Burada belirtmek gerekir ki, her ne kadar kendi kirli zihniyetlerinin ürünü olarak ortaya böylesi bir rapor çıkarmış olsalar da bir nokta vardır ki, o da, hapishanelerin sınıf savaşımının sürdüğü alanlardan biri olduğu gerçeğidir. Ve öylesi bir alandır ki bu, savaşım sert ve acımasızdır. Kapitalist sistemin temsilcilerinin konumları gereği tutsaklara saldırmaları, haklarını yok saymaları, ölüme terk etmeleri doğalarının gereğidir. Burada ibretlik olan, doğalarının gereği olan davranış tarzlarını bin bir kılıf altında sunma beyhude çabalarıdır yalnızca.
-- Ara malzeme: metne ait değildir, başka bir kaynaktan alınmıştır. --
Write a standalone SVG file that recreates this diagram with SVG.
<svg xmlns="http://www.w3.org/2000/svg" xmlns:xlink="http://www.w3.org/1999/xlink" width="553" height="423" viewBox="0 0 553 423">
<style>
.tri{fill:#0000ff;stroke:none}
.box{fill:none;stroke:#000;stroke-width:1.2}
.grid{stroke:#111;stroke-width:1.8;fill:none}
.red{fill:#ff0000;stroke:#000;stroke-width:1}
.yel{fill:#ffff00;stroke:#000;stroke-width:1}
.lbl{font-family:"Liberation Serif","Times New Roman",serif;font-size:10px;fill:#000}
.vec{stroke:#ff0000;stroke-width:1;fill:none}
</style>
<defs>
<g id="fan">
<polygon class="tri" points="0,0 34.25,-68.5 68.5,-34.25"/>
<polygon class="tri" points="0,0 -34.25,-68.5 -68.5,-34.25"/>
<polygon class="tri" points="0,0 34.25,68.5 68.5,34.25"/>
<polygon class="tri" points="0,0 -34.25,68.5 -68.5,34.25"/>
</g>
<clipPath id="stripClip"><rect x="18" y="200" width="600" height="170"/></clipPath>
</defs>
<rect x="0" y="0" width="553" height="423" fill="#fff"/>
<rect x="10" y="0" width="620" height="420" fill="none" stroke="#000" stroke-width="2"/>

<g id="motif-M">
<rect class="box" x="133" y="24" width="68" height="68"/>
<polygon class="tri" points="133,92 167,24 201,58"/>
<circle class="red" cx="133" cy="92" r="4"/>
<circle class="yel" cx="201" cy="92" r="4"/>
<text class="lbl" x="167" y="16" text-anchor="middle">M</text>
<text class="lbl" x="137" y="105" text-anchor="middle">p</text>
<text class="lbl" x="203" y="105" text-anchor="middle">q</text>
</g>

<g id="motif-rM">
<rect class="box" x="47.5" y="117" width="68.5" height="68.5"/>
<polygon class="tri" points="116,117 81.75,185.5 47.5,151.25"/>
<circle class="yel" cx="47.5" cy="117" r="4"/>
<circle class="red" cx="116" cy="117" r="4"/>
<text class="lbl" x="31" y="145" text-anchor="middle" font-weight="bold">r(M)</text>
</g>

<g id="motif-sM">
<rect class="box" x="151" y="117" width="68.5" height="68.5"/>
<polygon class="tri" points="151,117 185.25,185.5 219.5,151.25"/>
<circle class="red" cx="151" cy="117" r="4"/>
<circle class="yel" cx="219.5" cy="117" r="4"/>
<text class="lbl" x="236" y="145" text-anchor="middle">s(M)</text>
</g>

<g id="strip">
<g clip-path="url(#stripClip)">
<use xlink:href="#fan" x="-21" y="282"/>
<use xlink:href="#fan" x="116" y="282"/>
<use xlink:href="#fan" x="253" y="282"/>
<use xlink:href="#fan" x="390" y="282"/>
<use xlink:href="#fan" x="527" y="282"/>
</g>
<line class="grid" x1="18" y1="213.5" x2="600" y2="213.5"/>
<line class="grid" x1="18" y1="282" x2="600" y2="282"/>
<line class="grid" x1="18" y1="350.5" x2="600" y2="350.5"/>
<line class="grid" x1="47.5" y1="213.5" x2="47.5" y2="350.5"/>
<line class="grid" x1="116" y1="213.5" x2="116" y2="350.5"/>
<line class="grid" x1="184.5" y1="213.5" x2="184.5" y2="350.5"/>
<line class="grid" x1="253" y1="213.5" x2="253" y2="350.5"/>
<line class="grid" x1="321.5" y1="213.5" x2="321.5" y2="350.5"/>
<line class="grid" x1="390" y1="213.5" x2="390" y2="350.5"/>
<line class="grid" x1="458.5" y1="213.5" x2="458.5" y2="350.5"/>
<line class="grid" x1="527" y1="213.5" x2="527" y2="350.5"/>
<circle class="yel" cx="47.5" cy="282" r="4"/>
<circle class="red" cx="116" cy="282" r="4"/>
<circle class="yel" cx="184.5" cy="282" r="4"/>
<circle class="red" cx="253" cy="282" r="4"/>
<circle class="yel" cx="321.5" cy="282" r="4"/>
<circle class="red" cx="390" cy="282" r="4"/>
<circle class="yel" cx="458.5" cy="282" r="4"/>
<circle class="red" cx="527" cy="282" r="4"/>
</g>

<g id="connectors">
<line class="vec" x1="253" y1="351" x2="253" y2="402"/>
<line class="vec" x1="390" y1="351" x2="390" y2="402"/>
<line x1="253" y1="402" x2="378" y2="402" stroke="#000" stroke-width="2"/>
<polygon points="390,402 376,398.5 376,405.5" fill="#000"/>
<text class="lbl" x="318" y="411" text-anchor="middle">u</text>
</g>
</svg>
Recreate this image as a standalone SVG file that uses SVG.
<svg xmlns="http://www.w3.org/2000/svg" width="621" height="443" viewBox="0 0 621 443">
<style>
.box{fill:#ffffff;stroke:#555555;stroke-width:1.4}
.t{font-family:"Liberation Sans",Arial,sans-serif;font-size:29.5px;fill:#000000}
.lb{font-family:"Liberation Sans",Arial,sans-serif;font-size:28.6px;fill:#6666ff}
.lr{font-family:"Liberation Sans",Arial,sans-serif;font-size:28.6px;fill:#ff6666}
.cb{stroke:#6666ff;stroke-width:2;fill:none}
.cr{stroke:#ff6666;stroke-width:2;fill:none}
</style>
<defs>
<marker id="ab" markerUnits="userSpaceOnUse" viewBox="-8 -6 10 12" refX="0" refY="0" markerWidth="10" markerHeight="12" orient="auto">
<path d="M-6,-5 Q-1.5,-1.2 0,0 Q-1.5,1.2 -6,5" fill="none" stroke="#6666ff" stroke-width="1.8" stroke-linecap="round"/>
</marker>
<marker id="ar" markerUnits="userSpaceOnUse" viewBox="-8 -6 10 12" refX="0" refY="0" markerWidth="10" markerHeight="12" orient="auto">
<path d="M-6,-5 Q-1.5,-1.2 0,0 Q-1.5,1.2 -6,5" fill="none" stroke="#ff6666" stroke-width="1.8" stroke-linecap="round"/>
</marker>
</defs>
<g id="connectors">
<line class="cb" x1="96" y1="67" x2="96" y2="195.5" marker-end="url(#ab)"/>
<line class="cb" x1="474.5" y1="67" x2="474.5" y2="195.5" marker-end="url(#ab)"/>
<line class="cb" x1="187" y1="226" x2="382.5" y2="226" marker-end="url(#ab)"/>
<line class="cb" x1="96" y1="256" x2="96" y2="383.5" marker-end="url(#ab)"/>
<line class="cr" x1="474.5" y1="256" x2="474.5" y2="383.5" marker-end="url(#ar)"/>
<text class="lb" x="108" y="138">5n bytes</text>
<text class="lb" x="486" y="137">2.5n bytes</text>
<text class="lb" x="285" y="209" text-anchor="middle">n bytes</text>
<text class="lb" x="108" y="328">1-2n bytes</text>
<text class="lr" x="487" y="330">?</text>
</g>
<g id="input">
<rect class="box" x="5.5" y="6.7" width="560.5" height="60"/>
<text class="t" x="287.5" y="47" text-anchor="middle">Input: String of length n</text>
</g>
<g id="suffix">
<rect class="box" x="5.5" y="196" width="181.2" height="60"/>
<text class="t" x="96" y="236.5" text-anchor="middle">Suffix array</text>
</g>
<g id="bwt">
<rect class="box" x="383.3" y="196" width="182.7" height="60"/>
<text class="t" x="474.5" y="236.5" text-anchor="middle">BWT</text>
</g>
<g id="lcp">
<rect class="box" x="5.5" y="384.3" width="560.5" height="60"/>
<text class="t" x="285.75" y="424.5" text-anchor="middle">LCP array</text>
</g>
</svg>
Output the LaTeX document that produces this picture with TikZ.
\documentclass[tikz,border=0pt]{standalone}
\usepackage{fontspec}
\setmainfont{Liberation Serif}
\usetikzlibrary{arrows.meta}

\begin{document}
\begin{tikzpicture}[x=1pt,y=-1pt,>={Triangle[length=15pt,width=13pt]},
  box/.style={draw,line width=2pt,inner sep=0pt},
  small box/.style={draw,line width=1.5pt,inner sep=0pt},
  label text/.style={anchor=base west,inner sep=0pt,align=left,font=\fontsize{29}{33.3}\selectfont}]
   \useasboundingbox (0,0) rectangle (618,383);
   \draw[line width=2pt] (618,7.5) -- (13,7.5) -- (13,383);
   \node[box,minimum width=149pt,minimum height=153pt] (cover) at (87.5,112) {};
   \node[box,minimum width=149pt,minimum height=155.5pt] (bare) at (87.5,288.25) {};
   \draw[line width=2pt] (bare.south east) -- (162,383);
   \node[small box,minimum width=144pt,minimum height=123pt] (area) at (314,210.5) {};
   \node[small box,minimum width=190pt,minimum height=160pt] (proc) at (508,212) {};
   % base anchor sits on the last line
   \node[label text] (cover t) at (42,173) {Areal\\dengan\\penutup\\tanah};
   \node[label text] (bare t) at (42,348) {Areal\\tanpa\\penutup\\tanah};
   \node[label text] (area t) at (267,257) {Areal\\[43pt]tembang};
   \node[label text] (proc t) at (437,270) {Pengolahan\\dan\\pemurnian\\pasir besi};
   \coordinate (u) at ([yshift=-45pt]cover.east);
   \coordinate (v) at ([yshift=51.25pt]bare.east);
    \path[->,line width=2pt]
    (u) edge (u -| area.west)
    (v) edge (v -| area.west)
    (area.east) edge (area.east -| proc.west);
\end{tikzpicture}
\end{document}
Sonrasında ise tüm bu beyhude çabalarını adına “insan hakları” ön ekini taktıkları bir komisyonca yaparak meşrulaştırma girişimidir

* * *

Sermaye devleti ve onun her bir kesiminin temsilcileri bugün, Suriye ve Ortadoğu halklarına karşı işledikleri insanlık suçlarını kah Ortadoğu rejimlerine kah ise birbirlerine kafa tutarak aklamaya çalışıyorlar. işte bu zatlar, bu topraklarda bir yandan sistemin kanlı katliamlarıyla hafızalara kazınan ama bir diğer yandan ise devrimci tutsaklar cephesinden direnişin sembolü olan hapishanelere dönük uygulanan sindirme politikalarının getirdiği hak gasplarını ve işkenceleri tutsakların siyasi düşüncelerinin ardına saklanarak meşrulaştırmaya çalışıyorlar.